## DIRECTION
Every line of the listing must be reproduced as it stands. Leave the images behind.

── SUPPLIED INFORMATION ──

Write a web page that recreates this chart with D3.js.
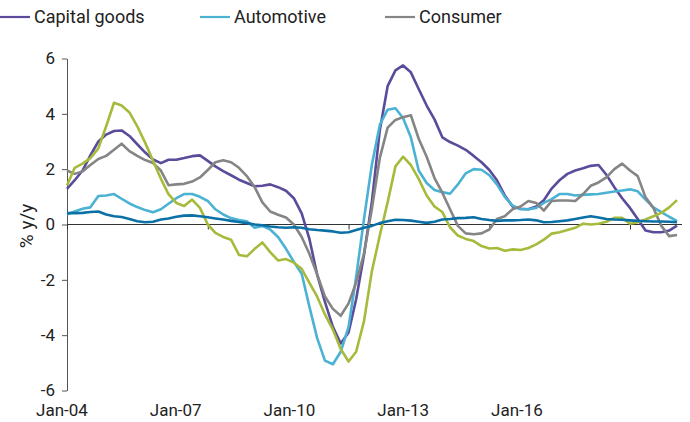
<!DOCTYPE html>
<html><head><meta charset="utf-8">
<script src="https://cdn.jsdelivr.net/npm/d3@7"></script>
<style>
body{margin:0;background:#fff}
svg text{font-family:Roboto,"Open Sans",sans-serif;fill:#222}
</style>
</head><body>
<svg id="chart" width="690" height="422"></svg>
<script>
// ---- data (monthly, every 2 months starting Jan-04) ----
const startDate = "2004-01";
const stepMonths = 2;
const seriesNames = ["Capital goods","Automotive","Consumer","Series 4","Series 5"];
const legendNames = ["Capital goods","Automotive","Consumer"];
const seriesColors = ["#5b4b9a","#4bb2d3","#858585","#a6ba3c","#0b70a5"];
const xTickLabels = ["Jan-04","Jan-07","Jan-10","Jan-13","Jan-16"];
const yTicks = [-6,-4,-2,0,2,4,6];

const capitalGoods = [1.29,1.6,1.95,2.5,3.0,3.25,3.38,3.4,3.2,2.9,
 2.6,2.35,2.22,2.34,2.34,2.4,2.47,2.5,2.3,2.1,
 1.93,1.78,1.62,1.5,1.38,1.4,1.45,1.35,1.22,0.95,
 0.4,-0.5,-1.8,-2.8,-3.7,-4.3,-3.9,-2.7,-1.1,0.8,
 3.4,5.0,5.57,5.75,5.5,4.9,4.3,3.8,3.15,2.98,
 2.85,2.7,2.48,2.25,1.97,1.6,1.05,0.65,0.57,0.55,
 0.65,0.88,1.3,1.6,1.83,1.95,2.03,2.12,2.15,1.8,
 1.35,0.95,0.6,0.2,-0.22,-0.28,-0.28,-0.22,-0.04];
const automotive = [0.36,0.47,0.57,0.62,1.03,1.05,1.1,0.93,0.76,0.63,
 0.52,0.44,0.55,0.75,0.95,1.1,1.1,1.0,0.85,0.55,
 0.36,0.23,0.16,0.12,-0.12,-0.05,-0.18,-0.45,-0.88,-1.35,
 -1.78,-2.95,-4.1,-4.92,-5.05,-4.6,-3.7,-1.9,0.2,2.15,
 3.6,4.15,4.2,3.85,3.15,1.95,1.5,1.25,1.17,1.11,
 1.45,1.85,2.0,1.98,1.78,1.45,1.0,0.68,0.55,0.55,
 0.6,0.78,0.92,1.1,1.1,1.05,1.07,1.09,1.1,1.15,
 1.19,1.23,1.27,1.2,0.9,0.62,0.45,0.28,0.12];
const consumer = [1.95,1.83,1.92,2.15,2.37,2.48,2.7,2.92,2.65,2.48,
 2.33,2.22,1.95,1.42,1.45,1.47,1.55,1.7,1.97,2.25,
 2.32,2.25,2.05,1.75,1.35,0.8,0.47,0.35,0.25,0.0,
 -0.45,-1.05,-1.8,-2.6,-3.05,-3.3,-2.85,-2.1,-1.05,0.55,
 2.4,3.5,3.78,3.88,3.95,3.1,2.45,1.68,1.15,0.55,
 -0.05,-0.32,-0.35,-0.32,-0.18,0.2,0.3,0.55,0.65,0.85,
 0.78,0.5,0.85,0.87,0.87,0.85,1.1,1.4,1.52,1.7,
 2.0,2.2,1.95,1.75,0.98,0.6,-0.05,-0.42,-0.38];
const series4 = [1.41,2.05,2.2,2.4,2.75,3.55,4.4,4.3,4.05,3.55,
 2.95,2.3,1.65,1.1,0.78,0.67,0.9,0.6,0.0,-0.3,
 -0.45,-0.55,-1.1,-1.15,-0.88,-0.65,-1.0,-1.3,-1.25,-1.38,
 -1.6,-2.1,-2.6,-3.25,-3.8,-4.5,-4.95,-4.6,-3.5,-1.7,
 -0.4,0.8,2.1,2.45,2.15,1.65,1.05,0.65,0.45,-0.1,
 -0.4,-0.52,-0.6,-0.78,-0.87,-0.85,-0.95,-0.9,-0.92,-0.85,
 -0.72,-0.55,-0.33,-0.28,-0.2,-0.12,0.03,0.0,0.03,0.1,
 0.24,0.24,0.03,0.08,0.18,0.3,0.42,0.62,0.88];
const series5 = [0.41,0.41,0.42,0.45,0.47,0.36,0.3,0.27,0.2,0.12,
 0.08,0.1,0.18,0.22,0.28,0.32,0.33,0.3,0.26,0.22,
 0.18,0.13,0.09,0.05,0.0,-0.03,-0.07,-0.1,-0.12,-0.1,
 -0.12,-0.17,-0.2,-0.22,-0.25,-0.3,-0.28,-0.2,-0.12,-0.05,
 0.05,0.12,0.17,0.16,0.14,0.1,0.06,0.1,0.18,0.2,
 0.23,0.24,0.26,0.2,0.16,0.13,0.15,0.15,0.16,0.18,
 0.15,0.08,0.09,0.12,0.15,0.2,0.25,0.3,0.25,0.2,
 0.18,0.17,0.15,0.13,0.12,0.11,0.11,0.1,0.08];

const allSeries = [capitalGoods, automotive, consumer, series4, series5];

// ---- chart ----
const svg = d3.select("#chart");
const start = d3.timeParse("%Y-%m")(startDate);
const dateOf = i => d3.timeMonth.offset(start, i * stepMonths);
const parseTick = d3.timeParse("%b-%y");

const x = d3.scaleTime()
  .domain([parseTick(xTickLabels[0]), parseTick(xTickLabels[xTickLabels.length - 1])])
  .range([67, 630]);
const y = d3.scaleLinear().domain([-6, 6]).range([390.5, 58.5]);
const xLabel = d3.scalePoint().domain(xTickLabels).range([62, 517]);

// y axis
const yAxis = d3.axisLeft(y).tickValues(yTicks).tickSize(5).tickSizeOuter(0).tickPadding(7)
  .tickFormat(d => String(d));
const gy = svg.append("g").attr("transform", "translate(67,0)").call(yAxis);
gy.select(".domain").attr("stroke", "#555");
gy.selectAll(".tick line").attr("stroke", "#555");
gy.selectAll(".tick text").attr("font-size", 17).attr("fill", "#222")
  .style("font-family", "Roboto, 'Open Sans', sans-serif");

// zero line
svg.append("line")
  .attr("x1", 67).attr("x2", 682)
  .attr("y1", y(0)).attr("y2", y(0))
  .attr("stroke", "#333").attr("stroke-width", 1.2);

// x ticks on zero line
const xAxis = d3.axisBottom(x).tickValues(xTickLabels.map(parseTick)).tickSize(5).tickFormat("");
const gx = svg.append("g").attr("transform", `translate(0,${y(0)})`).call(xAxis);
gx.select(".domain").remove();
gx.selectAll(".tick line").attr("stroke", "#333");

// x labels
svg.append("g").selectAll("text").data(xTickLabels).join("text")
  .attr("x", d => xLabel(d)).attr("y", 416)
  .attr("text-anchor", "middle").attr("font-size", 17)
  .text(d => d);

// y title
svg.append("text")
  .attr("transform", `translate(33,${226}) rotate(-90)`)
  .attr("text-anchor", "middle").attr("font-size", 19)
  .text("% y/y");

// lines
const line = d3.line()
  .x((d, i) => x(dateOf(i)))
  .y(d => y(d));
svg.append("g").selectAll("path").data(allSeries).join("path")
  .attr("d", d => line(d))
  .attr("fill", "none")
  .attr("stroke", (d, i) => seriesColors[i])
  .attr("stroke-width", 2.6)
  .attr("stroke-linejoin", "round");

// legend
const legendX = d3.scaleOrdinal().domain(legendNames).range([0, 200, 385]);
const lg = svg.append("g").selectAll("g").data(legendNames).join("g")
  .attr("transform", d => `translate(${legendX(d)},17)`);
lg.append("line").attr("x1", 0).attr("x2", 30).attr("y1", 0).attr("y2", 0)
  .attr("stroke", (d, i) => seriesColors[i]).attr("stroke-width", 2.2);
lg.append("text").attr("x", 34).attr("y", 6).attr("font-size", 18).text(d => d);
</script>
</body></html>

───

## EXPECTED ANSWER
Write a web page that recreates this chart with D3.js.
<!DOCTYPE html>
<html><head><meta charset="utf-8">
<script src="https://cdn.jsdelivr.net/npm/d3@7"></script>
<style>
body{margin:0;background:#fff}
svg text{font-family:Roboto,"Open Sans",sans-serif;fill:#222}
</style>
</head><body>
<svg id="chart" width="690" height="422"></svg>
<script>
// ---- data (monthly, every 2 months starting Jan-04) ----
const startDate = "2004-01";
const stepMonths = 2;
const seriesNames = ["Capital goods","Automotive","Consumer","Series 4","Series 5"];
const legendNames = ["Capital goods","Automotive","Consumer"];
const seriesColors = ["#5b4b9a","#4bb2d3","#858585","#a6ba3c","#0b70a5"];
const xTickLabels = ["Jan-04","Jan-07","Jan-10","Jan-13","Jan-16"];
const yTicks = [-6,-4,-2,0,2,4,6];

const capitalGoods = [1.29,1.6,1.95,2.5,3.0,3.25,3.38,3.4,3.2,2.9,
 2.6,2.35,2.22,2.34,2.34,2.4,2.47,2.5,2.3,2.1,
 1.93,1.78,1.62,1.5,1.38,1.4,1.45,1.35,1.22,0.95,
 0.4,-0.5,-1.8,-2.8,-3.7,-4.3,-3.9,-2.7,-1.1,0.8,
 3.4,5.0,5.57,5.75,5.5,4.9,4.3,3.8,3.15,2.98,
 2.85,2.7,2.48,2.25,1.97,1.6,1.05,0.65,0.57,0.55,
 0.65,0.88,1.3,1.6,1.83,1.95,2.03,2.12,2.15,1.8,
 1.35,0.95,0.6,0.2,-0.22,-0.28,-0.28,-0.22,-0.04];
const automotive = [0.36,0.47,0.57,0.62,1.03,1.05,1.1,0.93,0.76,0.63,
 0.52,0.44,0.55,0.75,0.95,1.1,1.1,1.0,0.85,0.55,
 0.36,0.23,0.16,0.12,-0.12,-0.05,-0.18,-0.45,-0.88,-1.35,
 -1.78,-2.95,-4.1,-4.92,-5.05,-4.6,-3.7,-1.9,0.2,2.15,
 3.6,4.15,4.2,3.85,3.15,1.95,1.5,1.25,1.17,1.11,
 1.45,1.85,2.0,1.98,1.78,1.45,1.0,0.68,0.55,0.55,
 0.6,0.78,0.92,1.1,1.1,1.05,1.07,1.09,1.1,1.15,
 1.19,1.23,1.27,1.2,0.9,0.62,0.45,0.28,0.12];
const consumer = [1.95,1.83,1.92,2.15,2.37,2.48,2.7,2.92,2.65,2.48,
 2.33,2.22,1.95,1.42,1.45,1.47,1.55,1.7,1.97,2.25,
 2.32,2.25,2.05,1.75,1.35,0.8,0.47,0.35,0.25,0.0,
 -0.45,-1.05,-1.8,-2.6,-3.05,-3.3,-2.85,-2.1,-1.05,0.55,
 2.4,3.5,3.78,3.88,3.95,3.1,2.45,1.68,1.15,0.55,
 -0.05,-0.32,-0.35,-0.32,-0.18,0.2,0.3,0.55,0.65,0.85,
 0.78,0.5,0.85,0.87,0.87,0.85,1.1,1.4,1.52,1.7,
 2.0,2.2,1.95,1.75,0.98,0.6,-0.05,-0.42,-0.38];
const series4 = [1.41,2.05,2.2,2.4,2.75,3.55,4.4,4.3,4.05,3.55,
 2.95,2.3,1.65,1.1,0.78,0.67,0.9,0.6,0.0,-0.3,
 -0.45,-0.55,-1.1,-1.15,-0.88,-0.65,-1.0,-1.3,-1.25,-1.38,
 -1.6,-2.1,-2.6,-3.25,-3.8,-4.5,-4.95,-4.6,-3.5,-1.7,
 -0.4,0.8,2.1,2.45,2.15,1.65,1.05,0.65,0.45,-0.1,
 -0.4,-0.52,-0.6,-0.78,-0.87,-0.85,-0.95,-0.9,-0.92,-0.85,
 -0.72,-0.55,-0.33,-0.28,-0.2,-0.12,0.03,0.0,0.03,0.1,
 0.24,0.24,0.03,0.08,0.18,0.3,0.42,0.62,0.88];
const series5 = [0.41,0.41,0.42,0.45,0.47,0.36,0.3,0.27,0.2,0.12,
 0.08,0.1,0.18,0.22,0.28,0.32,0.33,0.3,0.26,0.22,
 0.18,0.13,0.09,0.05,0.0,-0.03,-0.07,-0.1,-0.12,-0.1,
 -0.12,-0.17,-0.2,-0.22,-0.25,-0.3,-0.28,-0.2,-0.12,-0.05,
 0.05,0.12,0.17,0.16,0.14,0.1,0.06,0.1,0.18,0.2,
 0.23,0.24,0.26,0.2,0.16,0.13,0.15,0.15,0.16,0.18,
 0.15,0.08,0.09,0.12,0.15,0.2,0.25,0.3,0.25,0.2,
 0.18,0.17,0.15,0.13,0.12,0.11,0.11,0.1,0.08];

const allSeries = [capitalGoods, automotive, consumer, series4, series5];

// ---- chart ----
const svg = d3.select("#chart");
const start = d3.timeParse("%Y-%m")(startDate);
const dateOf = i => d3.timeMonth.offset(start, i * stepMonths);
const parseTick = d3.timeParse("%b-%y");

const x = d3.scaleTime()
  .domain([parseTick(xTickLabels[0]), parseTick(xTickLabels[xTickLabels.length - 1])])
  .range([67, 630]);
const y = d3.scaleLinear().domain([-6, 6]).range([390.5, 58.5]);
const xLabel = d3.scalePoint().domain(xTickLabels).range([62, 517]);

// y axis
const yAxis = d3.axisLeft(y).tickValues(yTicks).tickSize(5).tickSizeOuter(0).tickPadding(7)
  .tickFormat(d => String(d));
const gy = svg.append("g").attr("transform", "translate(67,0)").call(yAxis);
gy.select(".domain").attr("stroke", "#555");
gy.selectAll(".tick line").attr("stroke", "#555");
gy.selectAll(".tick text").attr("font-size", 17).attr("fill", "#222")
  .style("font-family", "Roboto, 'Open Sans', sans-serif");

// zero line
svg.append("line")
  .attr("x1", 67).attr("x2", 682)
  .attr("y1", y(0)).attr("y2", y(0))
  .attr("stroke", "#333").attr("stroke-width", 1.2);

// x ticks on zero line
const xAxis = d3.axisBottom(x).tickValues(xTickLabels.map(parseTick)).tickSize(5).tickFormat("");
const gx = svg.append("g").attr("transform", `translate(0,${y(0)})`).call(xAxis);
gx.select(".domain").remove();
gx.selectAll(".tick line").attr("stroke", "#333");

// x labels
svg.append("g").selectAll("text").data(xTickLabels).join("text")
  .attr("x", d => xLabel(d)).attr("y", 416)
  .attr("text-anchor", "middle").attr("font-size", 17)
  .text(d => d);

// y title
svg.append("text")
  .attr("transform", `translate(33,${226}) rotate(-90)`)
  .attr("text-anchor", "middle").attr("font-size", 19)
  .text("% y/y");

// lines
const line = d3.line()
  .x((d, i) => x(dateOf(i)))
  .y(d => y(d));
svg.append("g").selectAll("path").data(allSeries).join("path")
  .attr("d", d => line(d))
  .attr("fill", "none")
  .attr("stroke", (d, i) => seriesColors[i])
  .attr("stroke-width", 2.6)
  .attr("stroke-linejoin", "round");

// legend
const legendX = d3.scaleOrdinal().domain(legendNames).range([0, 200, 385]);
const lg = svg.append("g").selectAll("g").data(legendNames).join("g")
  .attr("transform", d => `translate(${legendX(d)},17)`);
lg.append("line").attr("x1", 0).attr("x2", 30).attr("y1", 0).attr("y2", 0)
  .attr("stroke", (d, i) => seriesColors[i]).attr("stroke-width", 2.2);
lg.append("text").attr("x", 34).attr("y", 6).attr("font-size", 18).text(d => d);
</script>
</body></html>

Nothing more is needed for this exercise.